On Oklahoma's busy highways, drivers weave in and out of lanes, some merging and staying in the left lane. But come this fall, a life in the fast lane could end up in a court of law because of a new bill that makes it illegal for drivers to linger in the left lane.
The law is a change to existing driving laws and goes into effect Nov. 1. It only applies to four-lane roads in the state generally that's highways, interstates and turnpikes. On those thoroughfares, drivers routinely reach 75 miles an hour, each jockeying for a better, faster spot in traffic which can make for dangerous situations.
“What that causes is, let's face it, road rage,” Trooper Dwight Durant with the Oklahoma Highway patrol said. “We don't want to admit it, but it does. We know it does because we've taken the calls on it, we've filled out the reports on it. People get impatient. People get frustrated.
Here's what the law says drivers can only be in the left when passing or overtaking another car. After that, they must move right as soon as it's safe. If they don't, they could get a ticket worth up to $235.25.
There are exceptions to the law as well. A driver can stay in the left lane if traffic congestion or flow warrant driving in the left lane or if the road configuration, like merging traffic or left lane exits, require driving on the left side.

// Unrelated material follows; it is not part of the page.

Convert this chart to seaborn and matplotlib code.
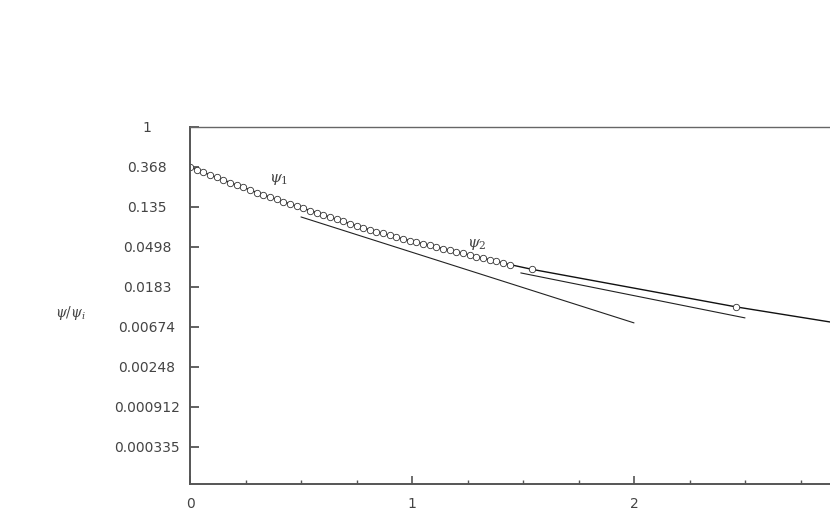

There are draw backs to the new law. Drivers will be forced to use the center and right lanes which could cause more congestion and those lanes are often the most used and in the worst condition; something law enforcement knows, which is why they say this law will have more to do with common sense the next time a driver is in the outside lane.
“It's going to be obvious to us what you're doing,” Durant said. “Can you get stopped for it? Yeah. Is a trooper going to write you a ticket for it? Highly unlikely.”